Hace un año, en la presentación del libro El penúltimo negroni (Debate, 2021), David Lema reconoció no haber llegado a tener una relación de amistad con David Gistau, y lo dijo con cierta pena en su voz, pero también reflexionó sobre lo que nos había dejado: el camino marcado, y a seguir, para quienes vamos detrás. Ese tesón de quien, sin haber estudiado la carrera, sabe a lo que se quiere dedicar. Esa vehemencia de quien no se levanta del asiento de la redacción en la que empieza a trabajar hasta que no domina el texto y las palabras que deben expresar exactamente lo que piensa. Esa cabezonería inocente de quien no se da por vencido fácilmente pese a no saber lo que le espera.
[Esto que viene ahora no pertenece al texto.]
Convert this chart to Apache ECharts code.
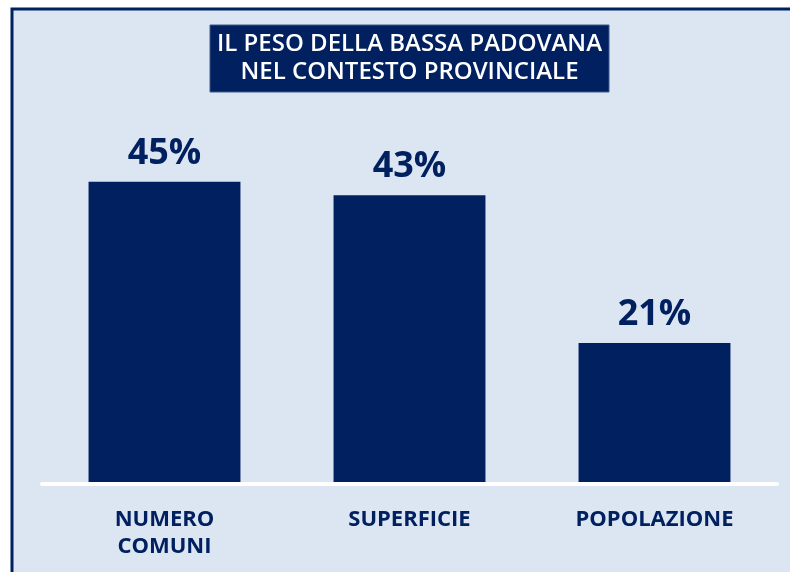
<!DOCTYPE html>
<html>
<head>
<meta charset="utf-8">
<style>
html, body {
  margin: 0;
  padding: 0;
  background: #ffffff;
}
#peso_bar {
  width: 790px;
  height: 572px;
}
</style>
<script src="https://cdn.jsdelivr.net/npm/echarts@6/dist/echarts.min.js"></script>
</head>
<body>
<div id="peso_bar"></div>
<script>
// dati
const categories = ['NUMERO\nCOMUNI', 'SUPERFICIE', 'POPOLAZIONE'];
const values = [45, 43, 21];
const titleLines = ['IL PESO DELLA BASSA PADOVANA', 'NEL CONTESTO PROVINCIALE'];

const navy = '#002060';
const bg = '#dce6f2';
const font = 'Open Sans';

let container = echarts.init(document.getElementById('peso_bar'));

let option = {
  backgroundColor: '#ffffff',
  animation: false,
  graphic: [
    {
      // riquadro di sfondo con bordo blu
      type: 'rect',
      z: -10,
      shape: { x: 12, y: 9, width: 800, height: 600 },
      style: { fill: bg, stroke: navy, lineWidth: 3 }
    },
    {
      // box del titolo
      type: 'rect',
      z: 10,
      shape: { x: 210, y: 25, width: 399, height: 67 },
      style: { fill: navy, stroke: '#40598a', lineWidth: 1 }
    },
    {
      type: 'text',
      z: 11,
      x: 409.5,
      y: 58.5,
      style: {
        text: titleLines.join('\n'),
        fill: '#ffffff',
        font: '600 24px "' + font + '"',
        lineHeight: 28,
        align: 'center',
        verticalAlign: 'middle'
      }
    }
  ],
  grid: {
    left: 42,
    right: 13,
    top: 81,
    bottom: 88
  },
  xAxis: {
    type: 'category',
    data: categories,
    z: 5,
    axisLine: {
      show: true,
      lineStyle: { color: '#ffffff', width: 4 }
    },
    axisTick: { show: false },
    axisLabel: {
      interval: 0,
      margin: 22,
      color: navy,
      fontFamily: font,
      fontWeight: 'bold',
      fontSize: 22,
      lineHeight: 27
    }
  },
  yAxis: {
    type: 'value',
    min: 0,
    max: 60,
    show: false,
    splitLine: { show: false }
  },
  series: [
    {
      type: 'bar',
      data: values,
      barWidth: '62%',
      itemStyle: { color: navy },
      label: {
        show: true,
        position: 'top',
        distance: 10,
        formatter: '{c}%',
        color: navy,
        fontFamily: font,
        fontWeight: 'bold',
        fontSize: 36
      }
    }
  ]
};

container.setOption(option);
</script>
</body>
</html>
Puede intuirlo, imaginarlo si acaso, pero que no podrá mostrar su valía, su valentía o su talento hasta que no lo viva. Como el joven púgil de no más de quince años que acaba de subirse por primera vez al ring y, sin querer, siente cómo se le eriza la piel. Su cuerpo le ha hablado y él responde consciente de que ese cuadrilátero es su destino y el escenario donde actuará durante gran parte de su vida a pesar de los golpes bajos que vaya recibir; a pesar de las cicatrices que marcarán su cuerpo y que representarán el mapa de los adversarios, de las batallas libradas y de la sangre derramada.
David Gistau no sólo nos dejó las dos novelas que escribió (Ruido de fondo, Golpes bajos), ni el libro que recoge una serie de relatos titulado Gente que se fue, ni los dos ensayos llamados La España de Zetapé y ¿Qué nos estás haciendo, ZP?, ni la recopilación de artículos que, gracias a Lema, podemos encontrar en El penúltimo negroni, y que mezclan la crónica y el estilo periodístico de golpe certero de David… No. David Gistau dejó mucho más. Nos dejó un aquí y un ahora. El goce por la profesión que se está ejerciendo. El atrevimiento a la hora de romper los moldes establecidos. El brindis de negroni que haces por él. Y, sobre todo, que cuando asistes a una velada de boxeo de más de cuatro horas organizada por el WiZink Center, un acontecimiento que poco o nada tiene que ver contigo y a la que vas más por la compañía que por ti misma, lo primero que pienses es: “¡Cómo le habría gustado esto a David!”. De modo que, ¿dónde estaba yo, ese día? Recordándole, como lo hago hoy.
A veces esos hilos de telaraña que nos unen a otras personas, incluso sin conocerlas, son tan finos y transparentes que se nos olvida que están ahí hasta que un detalle, un hecho, nos hace mirar en esa dirección y la unión vuelve a traernos a esa persona, o su recuerdo, a nosotros. Admiramos a mucha gente que ni conocemos, pero aunque no los tengamos presente de continuo, no dejan de estar ahí.